INSTRUCTIONS FOR THE TASK: Restate, exactly and without pictures, the lines from the start of the listing below through the line holding "const lowerLineAmh = 2.8;".

(Code that draws figures)
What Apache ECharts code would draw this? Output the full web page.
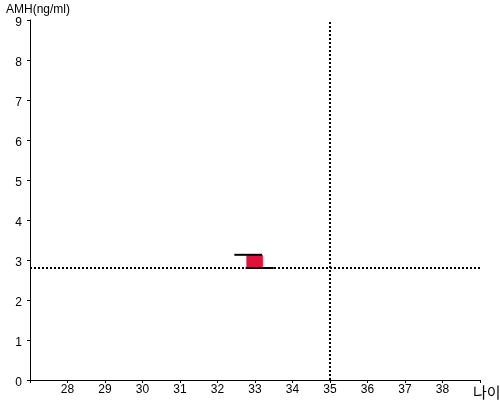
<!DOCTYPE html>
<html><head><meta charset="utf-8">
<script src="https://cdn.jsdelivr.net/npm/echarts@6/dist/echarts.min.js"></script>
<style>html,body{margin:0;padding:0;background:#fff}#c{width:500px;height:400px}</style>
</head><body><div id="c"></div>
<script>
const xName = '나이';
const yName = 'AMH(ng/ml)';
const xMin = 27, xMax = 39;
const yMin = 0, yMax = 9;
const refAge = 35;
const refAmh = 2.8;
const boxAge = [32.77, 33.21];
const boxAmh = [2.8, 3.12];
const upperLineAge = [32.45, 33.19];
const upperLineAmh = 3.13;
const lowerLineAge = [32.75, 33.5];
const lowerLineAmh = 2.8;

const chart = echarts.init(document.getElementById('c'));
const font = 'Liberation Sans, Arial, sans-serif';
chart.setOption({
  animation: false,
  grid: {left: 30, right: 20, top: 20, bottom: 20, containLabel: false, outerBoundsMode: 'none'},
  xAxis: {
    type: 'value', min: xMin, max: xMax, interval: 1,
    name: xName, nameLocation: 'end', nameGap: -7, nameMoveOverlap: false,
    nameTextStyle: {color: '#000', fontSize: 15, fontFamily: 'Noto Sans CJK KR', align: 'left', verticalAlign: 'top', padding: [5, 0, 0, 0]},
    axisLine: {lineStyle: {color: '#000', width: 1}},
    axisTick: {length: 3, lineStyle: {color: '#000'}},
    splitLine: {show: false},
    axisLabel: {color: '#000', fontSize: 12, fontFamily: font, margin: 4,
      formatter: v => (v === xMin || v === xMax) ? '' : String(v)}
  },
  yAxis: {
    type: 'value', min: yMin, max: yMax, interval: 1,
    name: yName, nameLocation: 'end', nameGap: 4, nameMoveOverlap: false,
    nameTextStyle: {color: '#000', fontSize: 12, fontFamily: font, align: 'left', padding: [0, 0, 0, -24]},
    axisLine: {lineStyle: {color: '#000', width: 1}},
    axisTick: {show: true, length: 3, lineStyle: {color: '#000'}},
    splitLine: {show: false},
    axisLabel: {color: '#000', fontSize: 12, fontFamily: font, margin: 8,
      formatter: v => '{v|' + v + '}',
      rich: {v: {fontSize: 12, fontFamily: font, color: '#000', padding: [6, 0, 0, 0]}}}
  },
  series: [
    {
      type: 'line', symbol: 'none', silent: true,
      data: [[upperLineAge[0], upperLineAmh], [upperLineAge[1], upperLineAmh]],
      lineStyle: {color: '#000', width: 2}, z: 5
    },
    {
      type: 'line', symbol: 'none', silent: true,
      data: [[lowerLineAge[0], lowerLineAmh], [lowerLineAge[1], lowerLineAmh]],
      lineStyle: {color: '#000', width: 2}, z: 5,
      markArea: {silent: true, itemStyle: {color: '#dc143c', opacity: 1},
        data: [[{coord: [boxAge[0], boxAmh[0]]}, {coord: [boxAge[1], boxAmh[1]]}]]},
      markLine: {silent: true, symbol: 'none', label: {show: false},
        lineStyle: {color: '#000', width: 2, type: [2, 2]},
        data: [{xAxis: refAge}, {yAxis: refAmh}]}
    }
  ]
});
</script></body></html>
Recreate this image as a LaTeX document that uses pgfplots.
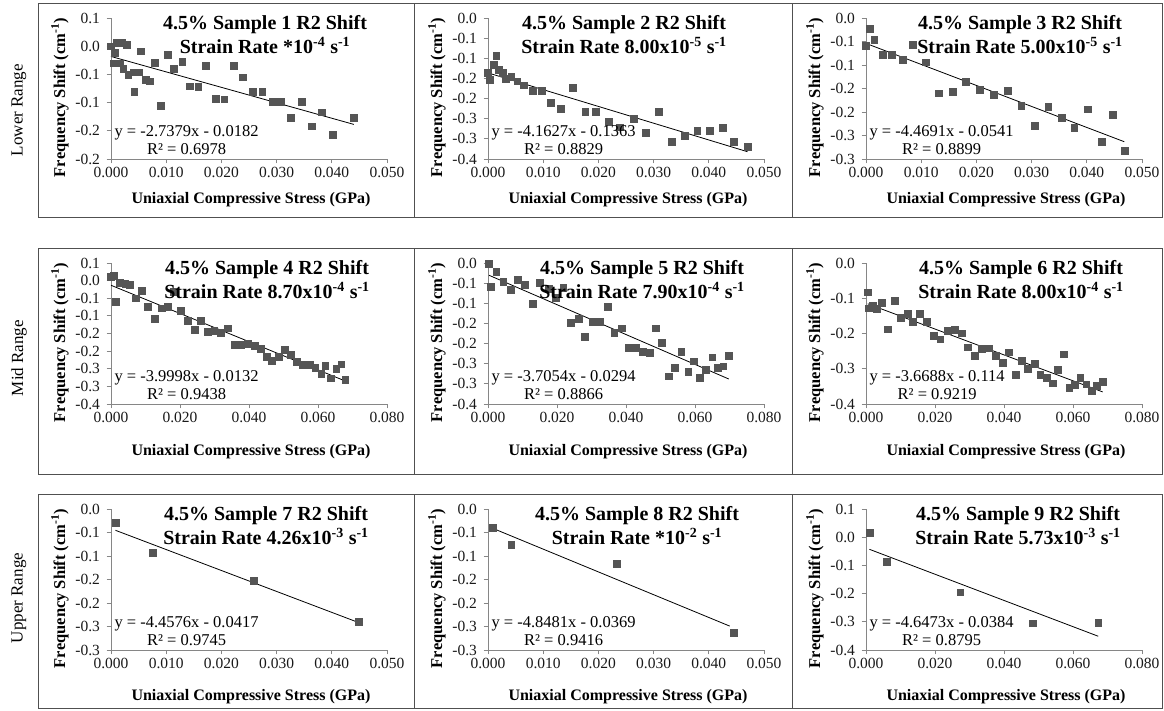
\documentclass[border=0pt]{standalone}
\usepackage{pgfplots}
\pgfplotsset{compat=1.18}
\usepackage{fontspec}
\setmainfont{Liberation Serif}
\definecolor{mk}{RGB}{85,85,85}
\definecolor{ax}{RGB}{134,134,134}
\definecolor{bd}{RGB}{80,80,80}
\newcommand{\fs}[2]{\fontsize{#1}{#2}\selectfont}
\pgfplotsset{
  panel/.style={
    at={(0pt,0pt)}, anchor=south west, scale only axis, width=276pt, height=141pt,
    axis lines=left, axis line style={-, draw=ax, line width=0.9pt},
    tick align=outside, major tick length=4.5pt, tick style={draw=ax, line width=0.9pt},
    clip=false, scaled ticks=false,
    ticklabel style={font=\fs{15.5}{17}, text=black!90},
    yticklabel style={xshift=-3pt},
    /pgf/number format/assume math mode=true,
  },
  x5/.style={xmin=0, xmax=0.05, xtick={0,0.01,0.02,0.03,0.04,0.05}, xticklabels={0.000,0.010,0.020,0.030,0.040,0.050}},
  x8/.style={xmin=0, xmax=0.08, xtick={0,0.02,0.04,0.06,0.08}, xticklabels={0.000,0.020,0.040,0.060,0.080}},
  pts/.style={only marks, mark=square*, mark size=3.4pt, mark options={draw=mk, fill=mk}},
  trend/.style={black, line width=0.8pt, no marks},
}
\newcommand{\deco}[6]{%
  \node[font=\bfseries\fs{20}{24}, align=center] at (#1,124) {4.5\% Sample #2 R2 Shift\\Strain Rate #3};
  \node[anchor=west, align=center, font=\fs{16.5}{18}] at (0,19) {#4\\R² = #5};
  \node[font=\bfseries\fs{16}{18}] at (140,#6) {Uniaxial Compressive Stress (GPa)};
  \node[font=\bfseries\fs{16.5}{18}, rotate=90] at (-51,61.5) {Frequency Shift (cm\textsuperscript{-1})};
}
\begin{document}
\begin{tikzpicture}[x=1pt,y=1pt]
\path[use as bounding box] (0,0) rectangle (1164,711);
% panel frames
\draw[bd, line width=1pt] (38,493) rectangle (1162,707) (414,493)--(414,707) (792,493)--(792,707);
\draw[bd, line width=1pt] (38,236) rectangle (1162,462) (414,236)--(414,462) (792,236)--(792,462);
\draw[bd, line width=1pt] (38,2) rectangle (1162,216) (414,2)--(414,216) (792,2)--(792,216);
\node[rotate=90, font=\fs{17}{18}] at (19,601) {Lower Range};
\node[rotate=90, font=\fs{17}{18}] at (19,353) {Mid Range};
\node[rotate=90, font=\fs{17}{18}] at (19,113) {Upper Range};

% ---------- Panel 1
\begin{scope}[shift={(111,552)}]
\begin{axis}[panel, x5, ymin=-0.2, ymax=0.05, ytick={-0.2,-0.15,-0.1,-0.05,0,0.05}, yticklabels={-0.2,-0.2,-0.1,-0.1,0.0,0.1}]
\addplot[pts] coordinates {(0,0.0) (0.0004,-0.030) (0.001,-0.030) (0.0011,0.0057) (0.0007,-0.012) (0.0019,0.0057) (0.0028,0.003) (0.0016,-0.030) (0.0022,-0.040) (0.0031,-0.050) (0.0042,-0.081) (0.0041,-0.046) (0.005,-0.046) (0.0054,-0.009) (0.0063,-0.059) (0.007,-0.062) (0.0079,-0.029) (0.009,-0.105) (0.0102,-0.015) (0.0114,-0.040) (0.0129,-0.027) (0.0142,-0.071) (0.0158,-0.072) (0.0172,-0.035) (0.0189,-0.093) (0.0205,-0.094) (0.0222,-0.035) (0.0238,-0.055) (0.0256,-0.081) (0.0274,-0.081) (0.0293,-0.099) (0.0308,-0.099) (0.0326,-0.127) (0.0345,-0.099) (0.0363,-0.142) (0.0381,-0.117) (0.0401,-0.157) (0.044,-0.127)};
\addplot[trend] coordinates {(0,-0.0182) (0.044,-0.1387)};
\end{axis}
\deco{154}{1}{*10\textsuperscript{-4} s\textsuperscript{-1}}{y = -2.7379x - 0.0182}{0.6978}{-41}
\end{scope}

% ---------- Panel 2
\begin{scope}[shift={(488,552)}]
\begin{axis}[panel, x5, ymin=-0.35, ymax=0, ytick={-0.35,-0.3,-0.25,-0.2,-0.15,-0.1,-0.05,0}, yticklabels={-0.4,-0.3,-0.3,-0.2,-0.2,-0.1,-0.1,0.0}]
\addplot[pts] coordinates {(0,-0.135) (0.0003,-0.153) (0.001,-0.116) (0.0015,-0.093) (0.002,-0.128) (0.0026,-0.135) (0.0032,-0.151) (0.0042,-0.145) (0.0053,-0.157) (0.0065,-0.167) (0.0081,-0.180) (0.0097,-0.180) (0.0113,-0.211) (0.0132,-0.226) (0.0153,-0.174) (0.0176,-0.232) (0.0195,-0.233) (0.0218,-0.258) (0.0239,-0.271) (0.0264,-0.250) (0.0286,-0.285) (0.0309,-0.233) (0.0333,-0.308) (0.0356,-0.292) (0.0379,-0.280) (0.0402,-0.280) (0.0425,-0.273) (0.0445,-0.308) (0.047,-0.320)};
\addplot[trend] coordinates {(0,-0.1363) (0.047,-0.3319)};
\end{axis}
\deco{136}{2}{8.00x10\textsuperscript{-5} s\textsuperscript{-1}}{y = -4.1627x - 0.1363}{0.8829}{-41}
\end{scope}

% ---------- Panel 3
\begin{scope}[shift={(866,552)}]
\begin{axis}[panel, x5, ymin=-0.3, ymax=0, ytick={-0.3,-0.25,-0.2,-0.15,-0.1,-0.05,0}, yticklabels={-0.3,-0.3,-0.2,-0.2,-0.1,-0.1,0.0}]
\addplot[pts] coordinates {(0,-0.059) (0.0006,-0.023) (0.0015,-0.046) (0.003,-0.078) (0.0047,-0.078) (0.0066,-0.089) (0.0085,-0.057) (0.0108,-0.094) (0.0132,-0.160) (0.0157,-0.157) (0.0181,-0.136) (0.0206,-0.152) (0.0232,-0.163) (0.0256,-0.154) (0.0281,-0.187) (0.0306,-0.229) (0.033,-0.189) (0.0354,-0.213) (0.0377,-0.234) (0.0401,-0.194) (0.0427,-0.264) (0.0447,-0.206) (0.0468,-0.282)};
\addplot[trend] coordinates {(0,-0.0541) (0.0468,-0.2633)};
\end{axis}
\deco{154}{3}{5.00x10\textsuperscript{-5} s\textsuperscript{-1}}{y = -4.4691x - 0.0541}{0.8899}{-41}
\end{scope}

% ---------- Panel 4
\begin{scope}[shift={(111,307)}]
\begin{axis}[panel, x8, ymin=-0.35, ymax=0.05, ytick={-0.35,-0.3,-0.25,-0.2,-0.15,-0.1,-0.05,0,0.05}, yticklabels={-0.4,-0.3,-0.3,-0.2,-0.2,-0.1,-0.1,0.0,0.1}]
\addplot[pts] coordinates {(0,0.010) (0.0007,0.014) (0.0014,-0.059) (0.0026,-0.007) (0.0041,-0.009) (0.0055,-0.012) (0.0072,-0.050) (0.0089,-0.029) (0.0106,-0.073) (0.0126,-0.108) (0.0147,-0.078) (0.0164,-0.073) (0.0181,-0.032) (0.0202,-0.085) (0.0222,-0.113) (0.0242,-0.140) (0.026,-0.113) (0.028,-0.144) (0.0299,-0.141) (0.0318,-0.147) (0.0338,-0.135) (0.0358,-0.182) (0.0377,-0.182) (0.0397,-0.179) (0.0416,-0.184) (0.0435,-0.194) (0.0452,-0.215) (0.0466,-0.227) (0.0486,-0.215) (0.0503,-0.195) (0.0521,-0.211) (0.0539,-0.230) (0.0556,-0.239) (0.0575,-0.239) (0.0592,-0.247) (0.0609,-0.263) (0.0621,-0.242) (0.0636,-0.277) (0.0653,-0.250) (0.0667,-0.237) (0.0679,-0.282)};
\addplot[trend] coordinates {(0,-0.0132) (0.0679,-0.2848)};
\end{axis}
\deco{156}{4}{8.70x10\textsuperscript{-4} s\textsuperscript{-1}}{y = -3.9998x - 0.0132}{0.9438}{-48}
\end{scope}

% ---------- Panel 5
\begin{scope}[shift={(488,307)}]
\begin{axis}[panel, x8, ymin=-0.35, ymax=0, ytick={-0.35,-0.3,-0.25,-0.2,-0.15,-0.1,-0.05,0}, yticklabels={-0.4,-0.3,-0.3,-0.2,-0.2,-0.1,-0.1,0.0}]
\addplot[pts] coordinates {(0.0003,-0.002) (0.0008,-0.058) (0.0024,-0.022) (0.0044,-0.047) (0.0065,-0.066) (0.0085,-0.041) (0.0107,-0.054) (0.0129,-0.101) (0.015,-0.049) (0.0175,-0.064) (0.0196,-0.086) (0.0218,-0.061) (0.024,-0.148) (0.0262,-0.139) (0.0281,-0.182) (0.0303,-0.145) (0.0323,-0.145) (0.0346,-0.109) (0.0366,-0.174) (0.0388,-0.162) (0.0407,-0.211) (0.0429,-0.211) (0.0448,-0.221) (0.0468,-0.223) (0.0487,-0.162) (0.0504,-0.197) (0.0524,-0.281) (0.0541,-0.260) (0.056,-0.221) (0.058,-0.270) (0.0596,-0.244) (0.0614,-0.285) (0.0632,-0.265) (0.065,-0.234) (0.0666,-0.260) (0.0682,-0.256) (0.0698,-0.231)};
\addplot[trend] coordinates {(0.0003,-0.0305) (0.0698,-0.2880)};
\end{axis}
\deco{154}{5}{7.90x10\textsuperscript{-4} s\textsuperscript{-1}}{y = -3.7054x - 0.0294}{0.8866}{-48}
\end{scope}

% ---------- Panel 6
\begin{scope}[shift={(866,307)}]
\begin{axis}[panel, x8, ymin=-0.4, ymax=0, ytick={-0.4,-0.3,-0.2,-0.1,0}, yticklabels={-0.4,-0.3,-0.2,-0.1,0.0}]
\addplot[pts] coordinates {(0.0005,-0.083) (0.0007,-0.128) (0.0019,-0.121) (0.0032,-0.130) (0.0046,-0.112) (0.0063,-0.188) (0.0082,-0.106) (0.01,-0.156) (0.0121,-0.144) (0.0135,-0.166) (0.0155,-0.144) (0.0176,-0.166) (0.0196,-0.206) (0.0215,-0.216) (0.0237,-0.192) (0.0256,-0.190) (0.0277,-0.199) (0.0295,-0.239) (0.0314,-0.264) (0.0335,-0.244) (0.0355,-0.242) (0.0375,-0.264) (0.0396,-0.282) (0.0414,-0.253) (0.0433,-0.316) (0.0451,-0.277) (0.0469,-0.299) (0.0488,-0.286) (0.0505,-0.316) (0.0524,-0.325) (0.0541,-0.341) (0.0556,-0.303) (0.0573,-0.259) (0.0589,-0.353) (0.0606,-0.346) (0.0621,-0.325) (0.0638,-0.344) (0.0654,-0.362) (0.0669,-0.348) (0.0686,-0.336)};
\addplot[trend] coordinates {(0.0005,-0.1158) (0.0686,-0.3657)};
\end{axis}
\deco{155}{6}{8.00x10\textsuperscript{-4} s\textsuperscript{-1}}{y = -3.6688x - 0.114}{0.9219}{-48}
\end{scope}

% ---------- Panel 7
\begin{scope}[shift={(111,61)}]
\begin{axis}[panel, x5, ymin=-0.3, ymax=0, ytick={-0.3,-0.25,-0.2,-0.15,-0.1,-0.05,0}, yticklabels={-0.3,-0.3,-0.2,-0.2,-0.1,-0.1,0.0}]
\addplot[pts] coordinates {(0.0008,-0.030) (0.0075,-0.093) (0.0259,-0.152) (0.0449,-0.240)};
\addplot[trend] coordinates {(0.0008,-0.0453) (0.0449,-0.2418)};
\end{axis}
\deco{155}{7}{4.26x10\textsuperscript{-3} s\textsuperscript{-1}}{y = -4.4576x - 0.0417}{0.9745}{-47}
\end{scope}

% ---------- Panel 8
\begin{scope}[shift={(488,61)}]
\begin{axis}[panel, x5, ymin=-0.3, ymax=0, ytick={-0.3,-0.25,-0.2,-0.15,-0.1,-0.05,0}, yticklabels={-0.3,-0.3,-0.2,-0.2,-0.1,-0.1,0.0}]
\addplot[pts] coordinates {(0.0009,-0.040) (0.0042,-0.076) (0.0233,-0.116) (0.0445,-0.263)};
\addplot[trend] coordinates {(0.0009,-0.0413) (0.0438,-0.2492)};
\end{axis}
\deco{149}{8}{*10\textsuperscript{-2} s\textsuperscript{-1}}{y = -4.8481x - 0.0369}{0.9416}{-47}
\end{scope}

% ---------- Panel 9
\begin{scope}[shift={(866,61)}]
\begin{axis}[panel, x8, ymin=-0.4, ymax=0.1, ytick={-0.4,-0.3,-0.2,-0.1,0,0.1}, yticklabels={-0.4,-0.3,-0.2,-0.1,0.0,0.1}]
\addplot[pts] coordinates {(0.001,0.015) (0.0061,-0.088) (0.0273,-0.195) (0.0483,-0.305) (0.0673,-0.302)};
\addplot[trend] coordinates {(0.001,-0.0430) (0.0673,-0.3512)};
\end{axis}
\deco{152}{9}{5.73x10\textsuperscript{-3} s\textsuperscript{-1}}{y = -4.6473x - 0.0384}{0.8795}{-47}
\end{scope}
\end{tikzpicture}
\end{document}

SOLUTION TO THIS TASK:
What Apache ECharts code would draw this? Output the full web page.
<!DOCTYPE html>
<html><head><meta charset="utf-8">
<script src="https://cdn.jsdelivr.net/npm/echarts@6/dist/echarts.min.js"></script>
<style>html,body{margin:0;padding:0;background:#fff}#c{width:500px;height:400px}</style>
</head><body><div id="c"></div>
<script>
const xName = '나이';
const yName = 'AMH(ng/ml)';
const xMin = 27, xMax = 39;
const yMin = 0, yMax = 9;
const refAge = 35;
const refAmh = 2.8;
const boxAge = [32.77, 33.21];
const boxAmh = [2.8, 3.12];
const upperLineAge = [32.45, 33.19];
const upperLineAmh = 3.13;
const lowerLineAge = [32.75, 33.5];
const lowerLineAmh = 2.8;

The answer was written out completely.